Che un popolo spaventato si governa meglio.

Saremo controllati a vista,

Avremo i checkpoint per le strade.

Ogni due settimane ci annunciano un nuovo prolungamento del lockdown assoluto, ma nessuno si è ancora degnato di fare un ammissione di colpa, di chiedere scusa per i danni causati.

E intanto, mentre restiamo sospesi in questa bolla temporale, si prospetta un futuro prossimo fatto di ristoranti con tavoli per uno, mezzi pubblici con la metà delle sedie, posti alternati ovunque (c’è addirittura chi ipotizza che a settembre si tornerà in classe a turno, per evitare le classi affollate).

Per assicurare la distanza di sicurezza si lavorerà per creare spazio.

E così il vuoto entrerà a far parte del nostro quotidiano, i posti vuoti ci faranno compagnia ovunque, come delle assenze onnipresenti, sempre lì, pronte a ricordarci chi non c’è, chi non ce l’ha fatta o chi è invisibile.

Le famiglie che non hanno più di che fare le spese e aspettano in fila davanti alla Caritas, i malati che attendono di essere operati o almeno visitati, i morti andati via senza un saluto, i rifugiati, lasciati in balia del virus, dimenticati, le tante vittime di violenza…

Io osservo tutto e sto.

Voglio solo sentire il mio respiro, ora.

Voglio solo mantenere una posizione, allungare una determinata parte del corpo, rilassare le tensioni nel collo, farmi attraversare da luce e energia.

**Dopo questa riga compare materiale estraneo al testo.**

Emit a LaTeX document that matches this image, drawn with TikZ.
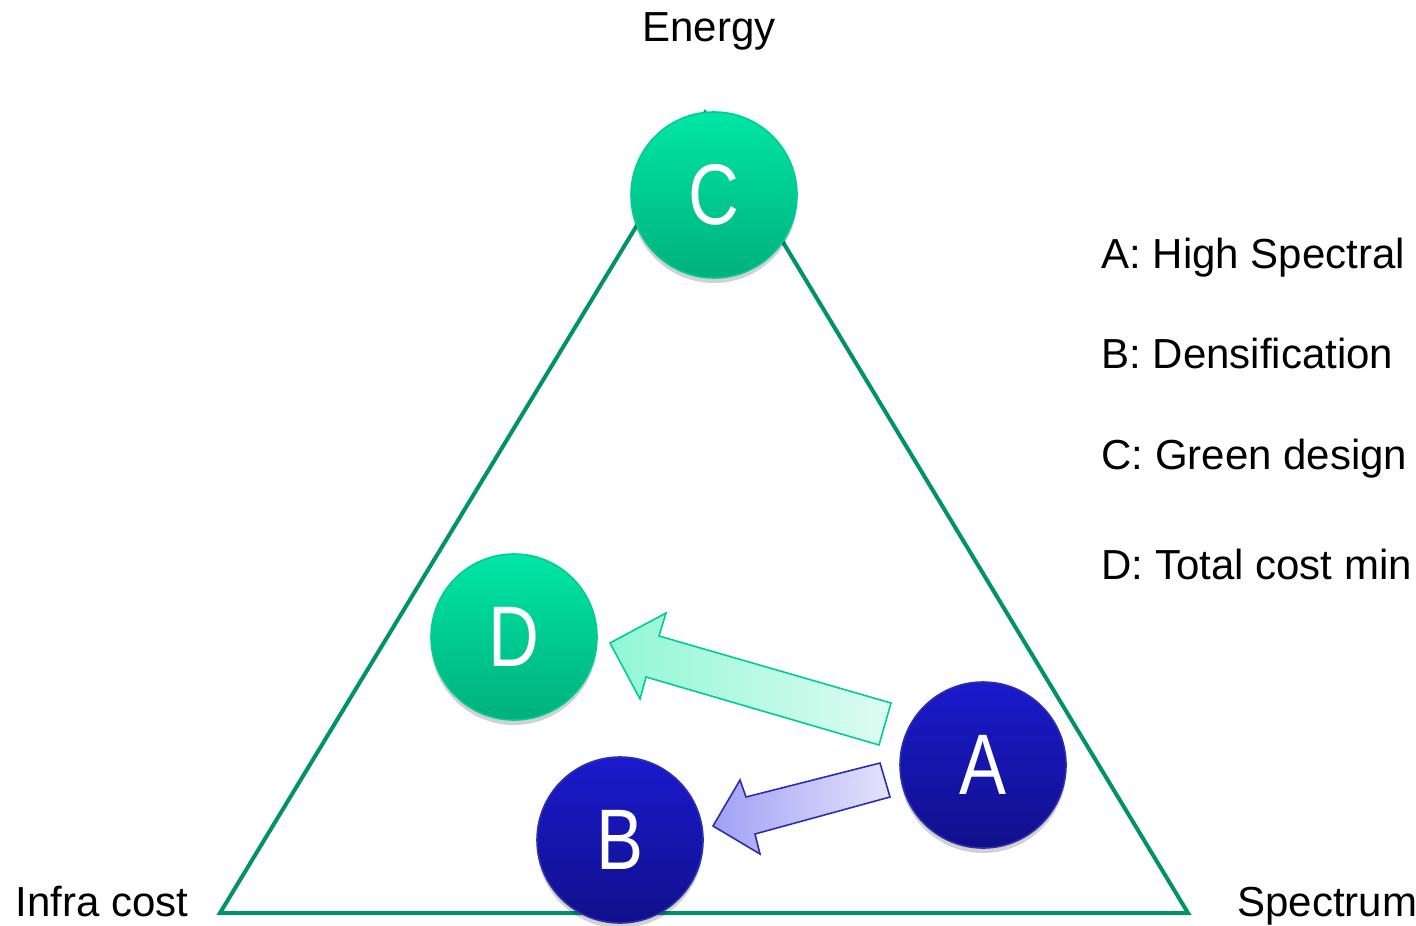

Rifiuto le dirette streaming, oggi riesco a muovermi solo per me, in forma privata, intima.

Non ho nulla da dire, se non che solo la poesia continua ad aver senso per me, solo il ‘futile’ mi risulta sempre più vitale.

E io sto e mi cospargo di poesia, in attesa di uscire di qui e, ancora una volta, compiere il miracolo e rinascere dalle mie ceneri.